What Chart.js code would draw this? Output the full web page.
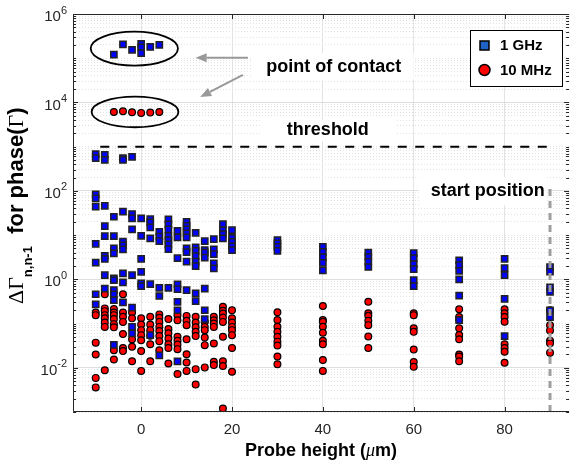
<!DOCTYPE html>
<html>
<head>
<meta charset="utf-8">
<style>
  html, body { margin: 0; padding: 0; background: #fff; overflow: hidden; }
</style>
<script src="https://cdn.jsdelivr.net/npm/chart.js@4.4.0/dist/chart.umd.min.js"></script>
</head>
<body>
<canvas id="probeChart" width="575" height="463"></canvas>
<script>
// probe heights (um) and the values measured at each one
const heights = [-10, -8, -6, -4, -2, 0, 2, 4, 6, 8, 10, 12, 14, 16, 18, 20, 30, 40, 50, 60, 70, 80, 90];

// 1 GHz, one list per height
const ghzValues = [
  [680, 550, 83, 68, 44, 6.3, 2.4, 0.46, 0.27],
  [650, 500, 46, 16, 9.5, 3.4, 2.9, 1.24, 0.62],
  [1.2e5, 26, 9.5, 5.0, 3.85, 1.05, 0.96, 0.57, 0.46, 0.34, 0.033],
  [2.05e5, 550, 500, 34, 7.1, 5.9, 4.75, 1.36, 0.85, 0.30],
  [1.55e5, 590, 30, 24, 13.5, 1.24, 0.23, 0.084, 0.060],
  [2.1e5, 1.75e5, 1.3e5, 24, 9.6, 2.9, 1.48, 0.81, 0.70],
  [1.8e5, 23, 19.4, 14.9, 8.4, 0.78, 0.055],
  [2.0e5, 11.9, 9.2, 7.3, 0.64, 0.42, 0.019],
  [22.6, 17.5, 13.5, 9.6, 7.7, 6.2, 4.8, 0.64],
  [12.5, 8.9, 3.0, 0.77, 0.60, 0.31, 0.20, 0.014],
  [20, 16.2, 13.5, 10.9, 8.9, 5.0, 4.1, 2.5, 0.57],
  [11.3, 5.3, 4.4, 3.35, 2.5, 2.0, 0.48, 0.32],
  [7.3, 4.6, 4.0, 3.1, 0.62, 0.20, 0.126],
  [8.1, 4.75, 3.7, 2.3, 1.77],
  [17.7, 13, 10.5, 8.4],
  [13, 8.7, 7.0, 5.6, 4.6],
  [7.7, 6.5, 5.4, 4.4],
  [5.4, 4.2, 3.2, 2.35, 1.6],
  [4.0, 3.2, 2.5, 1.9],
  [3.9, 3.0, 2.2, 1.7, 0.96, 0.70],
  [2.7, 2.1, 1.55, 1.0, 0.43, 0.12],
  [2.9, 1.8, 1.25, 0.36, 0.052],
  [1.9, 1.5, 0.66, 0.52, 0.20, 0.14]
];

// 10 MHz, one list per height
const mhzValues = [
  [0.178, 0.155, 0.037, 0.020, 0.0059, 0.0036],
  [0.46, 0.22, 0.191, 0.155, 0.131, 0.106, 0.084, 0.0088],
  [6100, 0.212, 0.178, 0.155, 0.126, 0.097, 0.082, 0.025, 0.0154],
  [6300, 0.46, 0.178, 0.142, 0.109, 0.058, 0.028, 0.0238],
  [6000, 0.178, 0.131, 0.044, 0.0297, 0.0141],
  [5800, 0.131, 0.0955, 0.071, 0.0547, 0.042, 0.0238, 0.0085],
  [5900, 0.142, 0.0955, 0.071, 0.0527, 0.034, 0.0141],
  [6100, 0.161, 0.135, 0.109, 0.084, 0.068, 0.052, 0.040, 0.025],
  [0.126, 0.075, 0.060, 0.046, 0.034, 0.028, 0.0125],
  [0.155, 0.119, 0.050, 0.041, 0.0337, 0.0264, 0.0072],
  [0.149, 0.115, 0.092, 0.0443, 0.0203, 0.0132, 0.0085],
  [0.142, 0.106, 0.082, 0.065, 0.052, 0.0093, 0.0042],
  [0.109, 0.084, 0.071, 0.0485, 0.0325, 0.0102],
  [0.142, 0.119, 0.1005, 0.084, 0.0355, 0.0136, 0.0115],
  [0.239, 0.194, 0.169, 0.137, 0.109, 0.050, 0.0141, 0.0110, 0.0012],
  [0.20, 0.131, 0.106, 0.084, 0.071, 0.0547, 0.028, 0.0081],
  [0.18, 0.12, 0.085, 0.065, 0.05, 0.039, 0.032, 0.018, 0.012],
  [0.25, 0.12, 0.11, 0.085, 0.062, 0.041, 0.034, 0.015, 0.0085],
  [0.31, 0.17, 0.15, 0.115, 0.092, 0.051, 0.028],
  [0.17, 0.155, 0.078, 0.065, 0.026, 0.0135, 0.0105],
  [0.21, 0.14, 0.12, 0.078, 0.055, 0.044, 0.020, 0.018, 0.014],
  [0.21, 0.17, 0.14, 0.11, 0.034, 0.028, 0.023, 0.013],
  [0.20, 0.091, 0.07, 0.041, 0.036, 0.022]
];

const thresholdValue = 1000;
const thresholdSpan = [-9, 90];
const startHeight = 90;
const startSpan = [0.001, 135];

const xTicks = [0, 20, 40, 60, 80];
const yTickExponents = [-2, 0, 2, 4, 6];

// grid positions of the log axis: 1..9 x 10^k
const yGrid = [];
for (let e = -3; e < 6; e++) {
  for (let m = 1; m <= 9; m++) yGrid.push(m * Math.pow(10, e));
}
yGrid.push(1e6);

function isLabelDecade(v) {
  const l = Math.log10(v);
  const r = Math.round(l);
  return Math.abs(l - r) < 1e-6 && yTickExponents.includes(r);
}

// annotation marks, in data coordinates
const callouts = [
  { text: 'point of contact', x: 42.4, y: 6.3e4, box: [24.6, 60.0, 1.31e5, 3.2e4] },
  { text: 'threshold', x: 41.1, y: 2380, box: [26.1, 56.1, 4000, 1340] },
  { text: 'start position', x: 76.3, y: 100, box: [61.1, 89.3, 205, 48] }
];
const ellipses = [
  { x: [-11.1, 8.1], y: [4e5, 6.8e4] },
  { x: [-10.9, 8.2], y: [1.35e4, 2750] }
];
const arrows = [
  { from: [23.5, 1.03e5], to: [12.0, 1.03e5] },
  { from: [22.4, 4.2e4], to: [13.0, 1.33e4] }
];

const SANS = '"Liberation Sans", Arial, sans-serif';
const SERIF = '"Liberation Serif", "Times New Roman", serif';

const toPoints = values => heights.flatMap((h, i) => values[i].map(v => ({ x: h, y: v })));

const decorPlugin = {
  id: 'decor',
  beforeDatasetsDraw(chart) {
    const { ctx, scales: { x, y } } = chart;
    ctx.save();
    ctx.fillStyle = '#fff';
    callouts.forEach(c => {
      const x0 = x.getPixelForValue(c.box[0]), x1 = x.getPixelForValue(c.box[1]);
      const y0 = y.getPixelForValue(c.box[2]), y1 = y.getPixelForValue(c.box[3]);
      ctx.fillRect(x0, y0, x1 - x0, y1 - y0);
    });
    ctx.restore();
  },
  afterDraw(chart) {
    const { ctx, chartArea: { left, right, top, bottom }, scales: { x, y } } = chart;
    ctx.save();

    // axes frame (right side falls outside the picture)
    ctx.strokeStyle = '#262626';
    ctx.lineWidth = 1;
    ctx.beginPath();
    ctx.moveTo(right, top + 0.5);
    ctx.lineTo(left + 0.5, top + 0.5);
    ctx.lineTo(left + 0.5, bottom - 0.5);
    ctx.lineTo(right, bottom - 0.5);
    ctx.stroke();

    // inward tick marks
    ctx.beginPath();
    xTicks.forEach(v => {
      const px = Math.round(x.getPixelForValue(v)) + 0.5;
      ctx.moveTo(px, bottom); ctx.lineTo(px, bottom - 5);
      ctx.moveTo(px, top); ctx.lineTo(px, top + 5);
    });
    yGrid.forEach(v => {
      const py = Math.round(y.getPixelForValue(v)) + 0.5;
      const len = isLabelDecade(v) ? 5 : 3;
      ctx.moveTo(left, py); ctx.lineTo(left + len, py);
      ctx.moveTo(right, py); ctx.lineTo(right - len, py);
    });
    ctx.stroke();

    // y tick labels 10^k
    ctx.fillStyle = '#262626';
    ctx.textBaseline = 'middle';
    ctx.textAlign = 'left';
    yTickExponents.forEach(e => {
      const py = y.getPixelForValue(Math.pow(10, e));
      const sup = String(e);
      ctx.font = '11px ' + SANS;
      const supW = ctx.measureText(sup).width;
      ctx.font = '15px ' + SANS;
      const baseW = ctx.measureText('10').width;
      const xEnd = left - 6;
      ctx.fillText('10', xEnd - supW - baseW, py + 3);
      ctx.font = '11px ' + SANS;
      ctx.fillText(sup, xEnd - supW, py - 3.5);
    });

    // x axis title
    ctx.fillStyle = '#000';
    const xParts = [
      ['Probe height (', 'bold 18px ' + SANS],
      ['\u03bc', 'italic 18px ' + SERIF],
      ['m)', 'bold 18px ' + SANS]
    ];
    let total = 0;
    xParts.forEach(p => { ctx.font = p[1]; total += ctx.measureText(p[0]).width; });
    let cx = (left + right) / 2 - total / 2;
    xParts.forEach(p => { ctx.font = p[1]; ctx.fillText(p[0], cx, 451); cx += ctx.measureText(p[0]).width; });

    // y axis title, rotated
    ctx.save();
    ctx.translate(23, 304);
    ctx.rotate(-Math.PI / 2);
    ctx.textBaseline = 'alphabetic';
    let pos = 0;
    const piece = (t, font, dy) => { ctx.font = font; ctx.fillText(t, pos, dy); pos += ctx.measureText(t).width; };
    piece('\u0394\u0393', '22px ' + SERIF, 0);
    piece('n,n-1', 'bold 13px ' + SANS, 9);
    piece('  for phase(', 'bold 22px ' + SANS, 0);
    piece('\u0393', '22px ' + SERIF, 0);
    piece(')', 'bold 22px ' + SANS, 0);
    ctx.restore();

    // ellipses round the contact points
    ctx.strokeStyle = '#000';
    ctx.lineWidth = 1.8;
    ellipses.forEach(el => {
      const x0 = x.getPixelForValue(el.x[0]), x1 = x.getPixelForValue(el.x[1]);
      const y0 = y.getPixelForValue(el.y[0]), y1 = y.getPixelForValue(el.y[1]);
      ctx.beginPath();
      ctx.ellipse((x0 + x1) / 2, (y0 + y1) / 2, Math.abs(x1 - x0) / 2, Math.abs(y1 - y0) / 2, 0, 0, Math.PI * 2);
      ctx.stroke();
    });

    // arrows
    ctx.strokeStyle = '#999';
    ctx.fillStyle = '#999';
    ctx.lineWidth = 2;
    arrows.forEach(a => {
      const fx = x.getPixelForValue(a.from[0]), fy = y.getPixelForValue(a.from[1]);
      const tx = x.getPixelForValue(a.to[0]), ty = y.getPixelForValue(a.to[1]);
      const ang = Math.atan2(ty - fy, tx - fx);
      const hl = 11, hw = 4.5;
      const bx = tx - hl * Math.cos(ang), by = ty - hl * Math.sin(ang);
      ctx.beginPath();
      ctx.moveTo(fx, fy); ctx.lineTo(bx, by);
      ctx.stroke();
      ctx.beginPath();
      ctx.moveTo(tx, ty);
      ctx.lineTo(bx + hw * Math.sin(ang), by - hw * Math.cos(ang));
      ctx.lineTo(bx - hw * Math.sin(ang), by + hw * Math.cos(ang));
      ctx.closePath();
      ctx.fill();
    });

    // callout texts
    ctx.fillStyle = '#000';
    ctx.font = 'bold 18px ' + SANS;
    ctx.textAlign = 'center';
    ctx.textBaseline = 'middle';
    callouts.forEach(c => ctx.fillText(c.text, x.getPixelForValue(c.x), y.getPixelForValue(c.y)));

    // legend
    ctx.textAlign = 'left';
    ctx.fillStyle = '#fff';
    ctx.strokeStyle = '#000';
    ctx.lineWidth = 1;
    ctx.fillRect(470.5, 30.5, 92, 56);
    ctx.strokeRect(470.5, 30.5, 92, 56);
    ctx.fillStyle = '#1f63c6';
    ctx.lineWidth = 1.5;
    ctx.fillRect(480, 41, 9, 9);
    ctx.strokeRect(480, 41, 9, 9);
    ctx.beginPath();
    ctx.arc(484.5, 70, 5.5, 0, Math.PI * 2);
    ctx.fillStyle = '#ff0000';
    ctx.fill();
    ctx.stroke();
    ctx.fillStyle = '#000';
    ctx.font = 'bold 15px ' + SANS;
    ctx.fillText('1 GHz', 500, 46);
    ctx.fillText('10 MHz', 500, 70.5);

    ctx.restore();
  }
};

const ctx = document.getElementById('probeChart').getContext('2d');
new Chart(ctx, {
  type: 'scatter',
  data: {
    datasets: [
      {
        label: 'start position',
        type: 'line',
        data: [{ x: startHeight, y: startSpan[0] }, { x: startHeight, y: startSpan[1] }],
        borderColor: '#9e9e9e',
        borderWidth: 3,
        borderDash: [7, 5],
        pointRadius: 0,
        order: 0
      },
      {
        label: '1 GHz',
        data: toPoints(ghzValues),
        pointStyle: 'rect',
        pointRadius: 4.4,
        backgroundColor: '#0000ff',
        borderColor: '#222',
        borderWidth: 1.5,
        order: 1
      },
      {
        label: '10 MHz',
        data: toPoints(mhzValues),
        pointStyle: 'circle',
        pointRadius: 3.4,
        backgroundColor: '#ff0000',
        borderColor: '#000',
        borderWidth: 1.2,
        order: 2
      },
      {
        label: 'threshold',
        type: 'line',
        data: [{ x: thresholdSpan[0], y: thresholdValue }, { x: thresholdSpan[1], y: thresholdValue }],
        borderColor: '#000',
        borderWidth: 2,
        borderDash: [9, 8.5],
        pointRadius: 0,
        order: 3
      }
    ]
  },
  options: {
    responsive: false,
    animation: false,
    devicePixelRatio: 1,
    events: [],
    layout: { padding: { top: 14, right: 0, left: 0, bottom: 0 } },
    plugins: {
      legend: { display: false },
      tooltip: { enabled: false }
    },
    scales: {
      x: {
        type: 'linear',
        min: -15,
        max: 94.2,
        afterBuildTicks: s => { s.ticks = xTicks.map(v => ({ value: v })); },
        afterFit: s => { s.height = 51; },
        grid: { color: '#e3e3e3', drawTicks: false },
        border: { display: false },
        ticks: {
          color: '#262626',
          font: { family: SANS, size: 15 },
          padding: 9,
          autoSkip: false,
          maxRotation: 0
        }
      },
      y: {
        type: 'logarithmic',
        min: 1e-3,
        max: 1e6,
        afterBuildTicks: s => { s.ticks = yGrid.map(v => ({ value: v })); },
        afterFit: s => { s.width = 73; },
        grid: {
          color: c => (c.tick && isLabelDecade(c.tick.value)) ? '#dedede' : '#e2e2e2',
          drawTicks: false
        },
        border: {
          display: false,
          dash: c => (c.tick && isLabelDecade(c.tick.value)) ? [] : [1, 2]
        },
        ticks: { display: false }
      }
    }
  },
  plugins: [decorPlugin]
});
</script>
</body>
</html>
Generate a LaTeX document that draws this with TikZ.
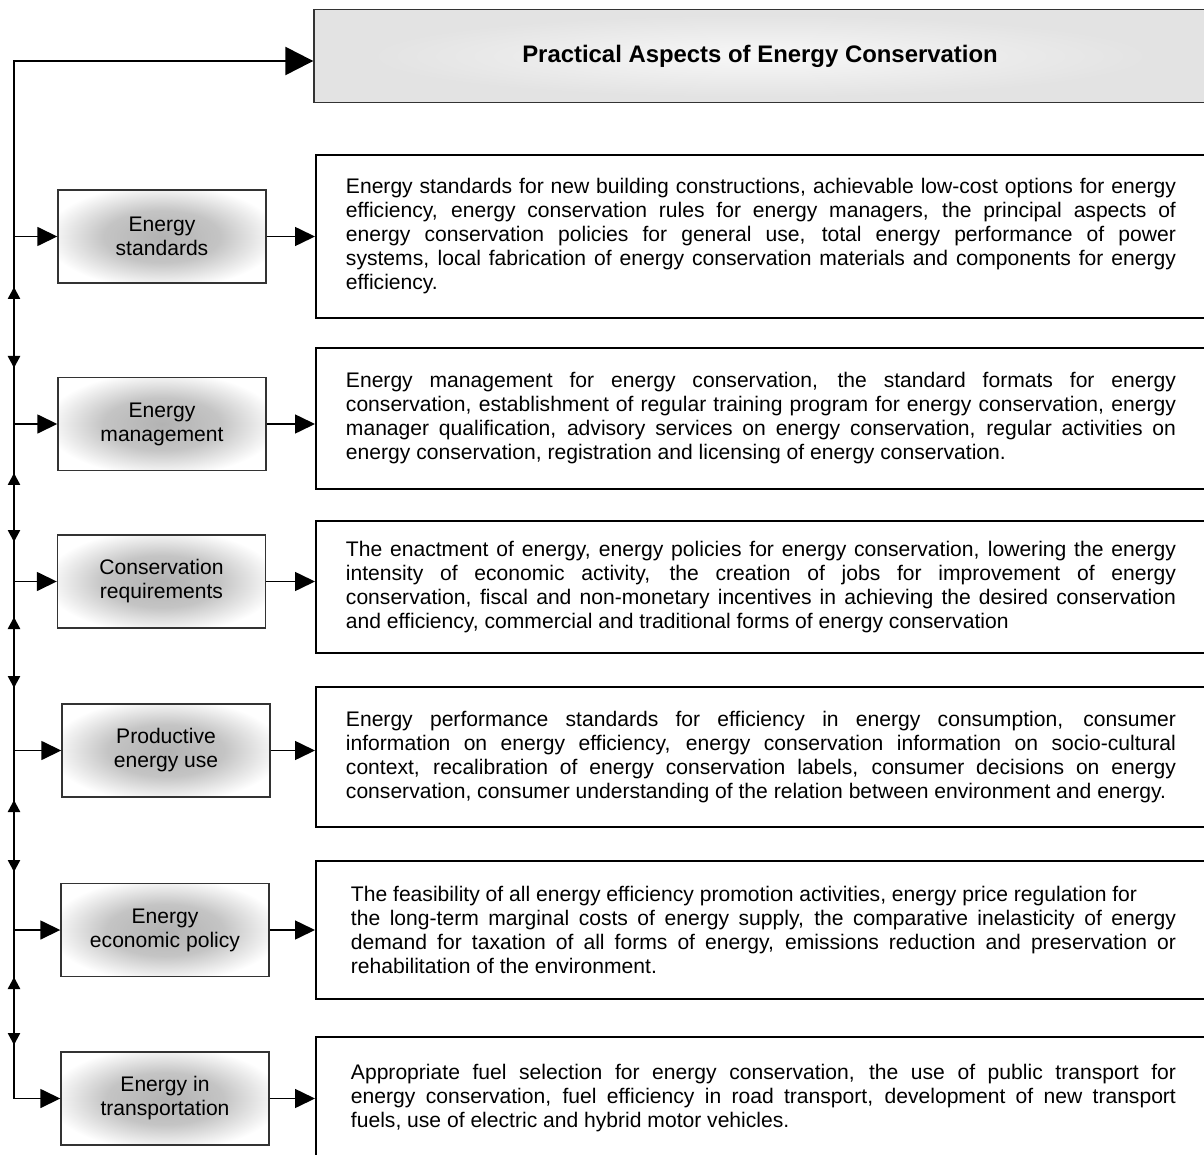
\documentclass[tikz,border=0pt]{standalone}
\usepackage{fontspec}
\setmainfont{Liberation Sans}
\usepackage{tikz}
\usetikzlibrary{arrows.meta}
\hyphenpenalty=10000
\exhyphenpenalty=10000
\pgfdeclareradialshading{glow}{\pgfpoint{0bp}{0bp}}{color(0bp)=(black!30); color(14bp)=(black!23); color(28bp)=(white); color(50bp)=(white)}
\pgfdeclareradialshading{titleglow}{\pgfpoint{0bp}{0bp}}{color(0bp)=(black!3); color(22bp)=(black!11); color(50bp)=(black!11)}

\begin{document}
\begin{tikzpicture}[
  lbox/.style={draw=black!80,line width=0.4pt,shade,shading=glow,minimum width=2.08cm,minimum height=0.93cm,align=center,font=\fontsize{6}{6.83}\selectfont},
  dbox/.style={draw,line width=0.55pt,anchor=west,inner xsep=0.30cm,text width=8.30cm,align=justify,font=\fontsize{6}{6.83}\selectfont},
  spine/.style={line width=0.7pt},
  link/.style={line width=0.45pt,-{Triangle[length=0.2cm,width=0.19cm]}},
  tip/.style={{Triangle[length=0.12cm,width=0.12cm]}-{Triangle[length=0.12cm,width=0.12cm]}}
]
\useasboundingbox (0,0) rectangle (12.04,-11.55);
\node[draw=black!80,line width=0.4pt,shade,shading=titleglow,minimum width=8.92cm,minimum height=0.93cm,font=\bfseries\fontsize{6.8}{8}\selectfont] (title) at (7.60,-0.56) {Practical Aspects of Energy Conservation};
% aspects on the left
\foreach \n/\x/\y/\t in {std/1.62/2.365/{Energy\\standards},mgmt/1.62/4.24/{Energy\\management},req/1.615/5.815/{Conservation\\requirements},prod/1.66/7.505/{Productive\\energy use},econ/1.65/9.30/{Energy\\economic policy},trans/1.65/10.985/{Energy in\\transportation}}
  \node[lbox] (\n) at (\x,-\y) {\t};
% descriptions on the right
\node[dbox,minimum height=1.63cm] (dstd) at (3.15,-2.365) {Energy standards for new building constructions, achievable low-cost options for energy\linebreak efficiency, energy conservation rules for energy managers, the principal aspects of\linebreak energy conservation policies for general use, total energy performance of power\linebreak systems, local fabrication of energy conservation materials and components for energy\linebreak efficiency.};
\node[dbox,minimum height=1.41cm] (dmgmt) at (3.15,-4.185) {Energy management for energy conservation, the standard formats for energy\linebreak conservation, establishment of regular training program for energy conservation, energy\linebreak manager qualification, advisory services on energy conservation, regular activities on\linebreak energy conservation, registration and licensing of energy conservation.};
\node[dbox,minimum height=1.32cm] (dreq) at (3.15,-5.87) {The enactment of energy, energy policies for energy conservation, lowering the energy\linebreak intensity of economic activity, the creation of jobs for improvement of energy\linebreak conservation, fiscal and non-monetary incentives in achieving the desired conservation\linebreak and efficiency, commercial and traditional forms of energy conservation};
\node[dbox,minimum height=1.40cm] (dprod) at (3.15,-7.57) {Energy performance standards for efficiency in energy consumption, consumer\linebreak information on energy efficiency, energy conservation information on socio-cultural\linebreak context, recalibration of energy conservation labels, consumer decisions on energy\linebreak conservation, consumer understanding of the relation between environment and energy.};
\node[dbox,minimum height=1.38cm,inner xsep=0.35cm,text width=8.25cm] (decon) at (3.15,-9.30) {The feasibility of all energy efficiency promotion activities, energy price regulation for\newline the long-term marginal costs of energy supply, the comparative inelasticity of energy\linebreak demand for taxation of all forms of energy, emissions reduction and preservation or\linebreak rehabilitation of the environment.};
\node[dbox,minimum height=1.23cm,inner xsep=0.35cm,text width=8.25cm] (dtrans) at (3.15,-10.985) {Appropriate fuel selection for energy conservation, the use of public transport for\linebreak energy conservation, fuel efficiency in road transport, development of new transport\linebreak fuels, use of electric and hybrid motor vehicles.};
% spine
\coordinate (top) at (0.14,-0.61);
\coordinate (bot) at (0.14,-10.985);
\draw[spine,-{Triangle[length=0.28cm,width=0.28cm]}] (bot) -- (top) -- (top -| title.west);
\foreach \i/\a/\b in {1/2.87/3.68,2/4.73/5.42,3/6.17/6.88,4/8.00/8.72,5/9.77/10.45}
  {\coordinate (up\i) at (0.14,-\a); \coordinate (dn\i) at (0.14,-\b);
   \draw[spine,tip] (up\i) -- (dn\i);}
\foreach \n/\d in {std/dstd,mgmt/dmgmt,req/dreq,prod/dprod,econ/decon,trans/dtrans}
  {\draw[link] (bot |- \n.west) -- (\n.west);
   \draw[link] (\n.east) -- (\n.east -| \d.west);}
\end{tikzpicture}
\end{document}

=-=-=

Copy out each line of the records where the string "this" appears.

→ EXPECTED ANSWER:
What Chart.js code would draw this? Output the full web page.
Generate a LaTeX document that draws this with TikZ.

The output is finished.